The importance of data splitting in combined NOx concentration modelling

Sci Total Environ. 2023 Apr 10:868:161744. doi: 10.1016/j.scitotenv.2023.161744. Epub 2023 Jan 21.

Abstract

The polluted air breathed every day by those living in large conurbations poses a significant risk to their health. Through effective modelling (prediction) of concentrations of pollutants and identification of the factors influencing them, it should be possible to obtain advance information on dangers and to plan and implement measures to reduce them. This work describes two different modelling approaches: based on the NOx concentration of the previous hour (C&RT models); and based on meteorological factors, traffic flow, and past (up to two previous hours) NOx and NO2 concentrations (CA models).

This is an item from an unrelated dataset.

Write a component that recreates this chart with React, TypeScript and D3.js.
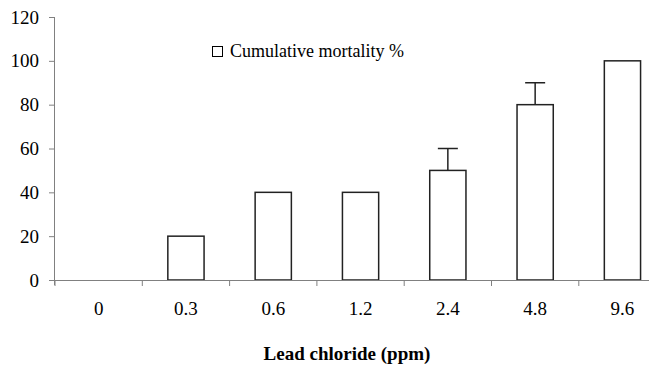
import React from "react";
import * as d3 from "d3";

const categories = ["0", "0.3", "0.6", "1.2", "2.4", "4.8", "9.6"];
const mortality = [0, 20, 40, 40, 50, 80, 100];
const errorUp = [0, 0, 0, 0, 10, 10, 0];
const yTicks = [0, 20, 40, 60, 80, 100, 120];
const legendLabel = "Cumulative mortality %";
const xTitle = "Lead chloride (ppm)";

const W = 649;
const H = 367;
const left = 55;
const bandW = 87.3;
const font = "'Liberation Serif', 'Times New Roman', Times, serif";

export default function App() {
  const x = d3
    .scaleBand<string>()
    .domain(categories)
    .range([left, left + bandW * categories.length])
    .paddingInner(0.585)
    .paddingOuter(0.2925);
  const y = d3.scaleLinear().domain([0, 120]).range([280, 17]);
  const axisColor = "#808080";
  const tickEdges = categories.map((c, i) => left + i * bandW);
  const ts = { fontFamily: font };

  return (
    <svg
      width={W}
      height={H}
      style={{ position: "absolute", left: 0, top: 0, background: "#fff", fontFamily: font }}
    >
      {/* y axis */}
      <line x1={54.5} x2={54.5} y1={y(120)} y2={y(0) + 5} stroke={axisColor} />
      {yTicks.map((t) => (
        <g key={t}>
          <line x1={49} x2={54.5} y1={y(t) + 0.5} y2={y(t) + 0.5} stroke={axisColor} />
          <text x={39} y={y(t)} dy="0.35em" textAnchor="end" fontSize={19} fill="#000" style={ts}>
            {t}
          </text>
        </g>
      ))}
      {/* bars */}
      {categories.map((c, i) => {
        const bx = x(c)!;
        const bw = x.bandwidth();
        const top = y(mortality[i]);
        const cx = bx + bw / 2;
        return (
          <g key={c}>
            {errorUp[i] > 0 && (
              <g stroke="#222" strokeWidth={1.5}>
                <line x1={cx} x2={cx} y1={top} y2={y(mortality[i] + errorUp[i])} />
                <line
                  x1={cx - 10}
                  x2={cx + 10}
                  y1={y(mortality[i] + errorUp[i])}
                  y2={y(mortality[i] + errorUp[i])}
                />
              </g>
            )}
            {mortality[i] > 0 && (
              <rect
                x={bx}
                y={top}
                width={bw}
                height={y(0) - top}
                fill="#fff"
                stroke="#222"
                strokeWidth={1.5}
              />
            )}
          </g>
        );
      })}
      {/* x axis */}
      <line x1={54} x2={W} y1={280.5} y2={280.5} stroke={axisColor} />
      {tickEdges.map((tx, i) => (
        <line key={i} x1={tx} x2={tx} y1={280.5} y2={286} stroke={axisColor} />
      ))}
      {categories.map((c) => (
        <text
          key={c}
          x={x(c)! + x.bandwidth() / 2}
          y={315}
          textAnchor="middle"
          fontSize={19}
          fill="#000"
          style={ts}
        >
          {c}
        </text>
      ))}
      <text x={347} y={360} textAnchor="middle" fontSize={19} fontWeight="bold" fill="#000" style={ts}>
        {xTitle}
      </text>
      {/* legend */}
      <rect x={212.5} y={46.5} width={10} height={10} fill="#fff" stroke="#000" strokeWidth={1} />
      <text x={230} y={57} fontSize={18} fill="#000" style={ts}>
        {legendLabel}
      </text>
    </svg>
  );
}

For each approach, three alternative machine learning methods were applied: artificial neutral network (ANN), random forest (RF), and support vector regression (SVR). The best fits were obtained for the models using ANN and RF (MAPE values in the range 18.3-18.5 %). Poorer fits were found for the SVR models (MAPE equal to 23.4 % for the C&RT approach and 29.3 % for CA). No significant preferences were identified between the C&RT and CA approaches (based on various goodness-of-fit measures). The choice should be determined by the purposes for which the forecast is to be used.

Keywords: Air pollution modelling; Artificial neural networks; Machine learning; NO(x); Random forest; Splitting.